I am not for a minute suggesting that children from poor homes don’t need and deserve the best possible education. But what these programmes only begin to scrape at is the central problem: the failure of state schools to solve the problem of educating poor, disaffected children with unsupportive parents who may be actively hostile to the teaching staff. The fate of any school can be determined by the proportion of these children and their influence on the peer-culture of the pupils. Pass a critical mass and effective teaching becomes containment and survival.

Some comprehensive schools have succeeded in cracking the problem (including, it appears from episode two, Sandie Shaw’s former grammar school), and when they do so the results can be spectacular. But until the Government puts its back into identifying how this is done and works out how to reproduce the trick everywhere, aspirant parents who can afford to will continue fleeing elsewhere.

None of these programmes, by the way, explores the other side of the great middle-class educational fault-line: the parents who choose to go private. As the commentary on programme one reflects ruefully, the 1947 state system was devised entirely by people whose families would never use it.

Which brings me to Don’t Mess with Miss Beckles, filmed at Fortismere School in leafy Muswell Hill, North London. The neighbourhood is split down the middle between private and state school families, but full of educational migrants, including my family, who scrambled to purchase property in the Fortismere catchment. This is shrinking into a black hole, by the way, and our house, which was well inside it when we moved in 11 years ago, is now out in the cold. Presumably the intake must be getting ever richer and more aspirant.

The programme describes it as a “typical suburban comprehensive”, which is true if “typical” means full of the children of actors, media types, academics, teachers, designers, rock musicians and any other kind of trendy ex-hippy liberals you care to mention. The programme claims that most of the girls want to be singers and the boys all form bands, which is not too wide of the mark.

This means that the disaffected lethargy of teenagers can be compounded by inherited anti-authoritarianism and an ability to argue the back leg off a donkey. This presents particular problems for the teaching staff, who have to meet the more traditional needs of the local council estate children while coping with the mouthy wiseacres. Miss Beckles has her work cut out.

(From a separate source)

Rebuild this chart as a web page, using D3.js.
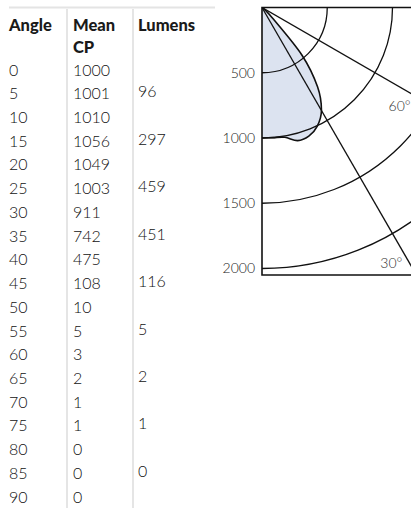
<!DOCTYPE html>
<html>
<head>
<meta charset="utf-8">
<script src="https://cdn.jsdelivr.net/npm/d3@7/dist/d3.min.js"></script>
<style>
    html, body { margin: 0; padding: 0; background: #fff; overflow: hidden; }
    svg { display: block; }
</style>
</head>
<body>
<svg id="world" width="411" height="508"></svg>
<script>
'use strict';

var angles = [0, 5, 10, 15, 20, 25, 30, 35, 40, 45, 50, 55, 60, 65, 70, 75, 80, 85, 90];
var meanCP = [1000, 1001, 1010, 1056, 1049, 1003, 911, 742, 475, 108, 10, 5, 3, 2, 1, 1, 0, 0, 0];
var lumenAngles = [5, 15, 25, 35, 45, 55, 65, 75, 85];
var lumens = [96, 297, 459, 451, 116, 5, 2, 1, 0];
var headers = [['Angle'], ['Mean', 'CP'], ['Lumens']];

// Polar grid
var rings = [500, 1000, 1500, 2000];
var spokes = [30, 60];
var rLimit = 2050;

function deg2rad(θ) {
    return θ / 180 * Math.PI;
}

var world = d3.select('#world');
var FONT = 'Lato, "Open Sans", sans-serif';

function drawTable(world) {
    var table = world.append('g').attr('id', 'table');

    var colX = [9, 73, 138],
        sepX = [67, 133];

    var row = d3.scaleLinear()
        .domain([0, angles.length - 1])
        .range([70, 497]);

    table.append('line')
        .attr('x1', 9).attr('x2', 215)
        .attr('y1', 7.5).attr('y2', 7.5)
        .attr('stroke', '#e4e4e4')
        .attr('stroke-width', 2);

    table.selectAll('line.sep')
        .data(sepX)
        .enter().append('line')
        .attr('class', 'sep')
        .attr('x1', function (d) { return d; })
        .attr('x2', function (d) { return d; })
        .attr('y1', 9)
        .attr('y2', 508)
        .attr('stroke', '#dcdcdc')
        .attr('stroke-width', 1.5);

    // Header, may wrap onto two lines
    headers.forEach(function (lines, c) {
        table.selectAll(null)
            .data(lines)
            .enter().append('text')
            .attr('x', colX[c])
            .attr('y', function (d, i) { return 25 + i * 22.5; })
            .attr('dy', '0.35em')
            .attr('font-family', FONT)
            .attr('font-weight', 900)
            .attr('font-size', '16.5px')
            .attr('fill', '#1a1a1a')
            .text(function (d) { return d; });
    });

    var body = table.append('g')
        .attr('font-family', FONT)
        .attr('font-weight', 300)
        .attr('font-size', '16px')
        .attr('fill', '#111');

    body.selectAll('text.angle')
        .data(angles)
        .enter().append('text')
        .attr('class', 'angle')
        .attr('x', colX[0])
        .attr('y', function (d, i) { return row(i); })
        .attr('dy', '0.35em')
        .text(function (d) { return d; });

    body.selectAll('text.cp')
        .data(meanCP)
        .enter().append('text')
        .attr('class', 'cp')
        .attr('x', colX[1])
        .attr('y', function (d, i) { return row(i); })
        .attr('dy', '0.35em')
        .text(function (d) { return d; });

    body.selectAll('text.lm')
        .data(lumens)
        .enter().append('text')
        .attr('class', 'lm')
        .attr('x', colX[2])
        .attr('y', function (d, i) { return row(angles.indexOf(lumenAngles[i])) - 2; })
        .attr('dy', '0.35em')
        .text(function (d) { return d; });
}

function drawPolar(world) {
    var Ox = 262,
        Oy = 7.5;

    var r = d3.scaleLinear()
        .domain([0, 2000])
        .range([0, 261]);

    // 0° points straight down, angles grow towards the right
    var toRadial = function (θ) { return Math.PI - deg2rad(θ); };

    var g = world.append('g')
        .attr('id', 'polar')
        .attr('transform', 'translate(' + Ox + ',' + Oy + ')');

    world.append('clipPath')
        .attr('id', 'frame')
        .append('rect')
        .attr('x', 0).attr('y', 0)
        .attr('width', 400).attr('height', r(rLimit));

    var inner = g.append('g').attr('clip-path', 'url(#frame)');

    var pts = angles.map(function (a, i) { return { a: a, v: meanCP[i] }; });

    var area = d3.areaRadial()
        .angle(function (d) { return toRadial(d.a); })
        .innerRadius(0)
        .outerRadius(function (d) { return r(d.v); })
        .curve(d3.curveCardinal);

    var line = d3.lineRadial()
        .angle(function (d) { return toRadial(d.a); })
        .radius(function (d) { return r(d.v); })
        .curve(d3.curveCardinal);

    inner.append('path')
        .datum(pts)
        .attr('d', area)
        .attr('fill', '#dce3f0');

    inner.append('path')
        .datum(pts)
        .attr('d', line)
        .attr('fill', 'none')
        .attr('stroke', '#111')
        .attr('stroke-width', 1.6);

    var arc = d3.arc()
        .innerRadius(function (d) { return r(d); })
        .outerRadius(function (d) { return r(d); })
        .startAngle(Math.PI / 2)
        .endAngle(Math.PI);

    inner.selectAll('path.ring')
        .data(rings)
        .enter().append('path')
        .attr('class', 'ring')
        .attr('d', arc)
        .attr('fill', 'none')
        .attr('stroke', '#111')
        .attr('stroke-width', 1.3);

    inner.selectAll('line.spoke')
        .data(spokes)
        .enter().append('line')
        .attr('class', 'spoke')
        .attr('x1', 0).attr('y1', 0)
        .attr('x2', function (d) { return Math.sin(deg2rad(d)) * r(3000); })
        .attr('y2', function (d) { return Math.cos(deg2rad(d)) * r(3000); })
        .attr('stroke', '#111')
        .attr('stroke-width', 1.3);

    // Frame: left axis, top and bottom edges
    g.append('path')
        .attr('d', 'M160,0H0V' + r(rLimit) + 'H160')
        .attr('fill', 'none')
        .attr('stroke', '#111')
        .attr('stroke-width', 1.6);

    g.selectAll('text.ring')
        .data(rings)
        .enter().append('text')
        .attr('class', 'ring')
        .attr('x', -7)
        .attr('y', function (d) { return r(d); })
        .attr('dy', '0.35em')
        .attr('text-anchor', 'end')
        .attr('font-family', FONT)
        .attr('font-weight', 300)
        .attr('font-size', '14px')
        .attr('fill', '#222')
        .text(function (d) { return d; });

    // Spoke labels sit just inside the spoke, near the edge of the view
    var labelPos = { 30: [296, 28.3], 60: [181, 55.2] };
    g.selectAll('text.spoke')
        .data(spokes)
        .enter().append('text')
        .attr('class', 'spoke')
        .attr('x', function (d) { return Math.sin(deg2rad(labelPos[d][1])) * labelPos[d][0]; })
        .attr('y', function (d) { return Math.cos(deg2rad(labelPos[d][1])) * labelPos[d][0]; })
        .attr('text-anchor', 'end')
        .attr('font-family', FONT)
        .attr('font-weight', 300)
        .attr('font-size', '14px')
        .attr('fill', '#333')
        .text(function (d) { return d + '°'; });
}

drawTable(world);
drawPolar(world);
</script>
</body>
</html>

The trouble is that her skills were honed by extricating bright, but disaffected, black children from schools in less affluent areas. She steams in, all no-nonsense common sense and earthy jollity, like a cross between Trisha and Rustie Lee, asserting important, if blindingly obvious, truths about making work-schedules (which the school actually tries to inculcate from Year 7 on), selfdiscipline, meeting deadlines, taking regular exercise and showing respect. Her target is as much what she sees as irresponsibly unfocused liberal parenting as the teenagers or their teachers.

The sad thing is that it doesn’t really work very well, especially as one or two of the families have deep-rooted emotional problems that intervention from Miss Beckles even seems to make worse. What may have been conceived as an educational Supernanny turns into an observational documentary about complex problems that are seemingly intractable. There is a reference to the school’s above-average exam results being heavily supported by private tutoring, but some possible shortcomings in the ethos of the school — which I happen to know have been a source of concern to the governors — are not even addressed. Nor does the series give any real sense of how excellent much of the teaching is.

Both these series raise far more questions than they answer, and will doubtless raise a bee-swarm of controversy, with educational zealots of all camps finding ammunition to reinforce their prejudices. How I wish that one day someone would have the patience to get stuck into these issues with a bit more depth and purpose.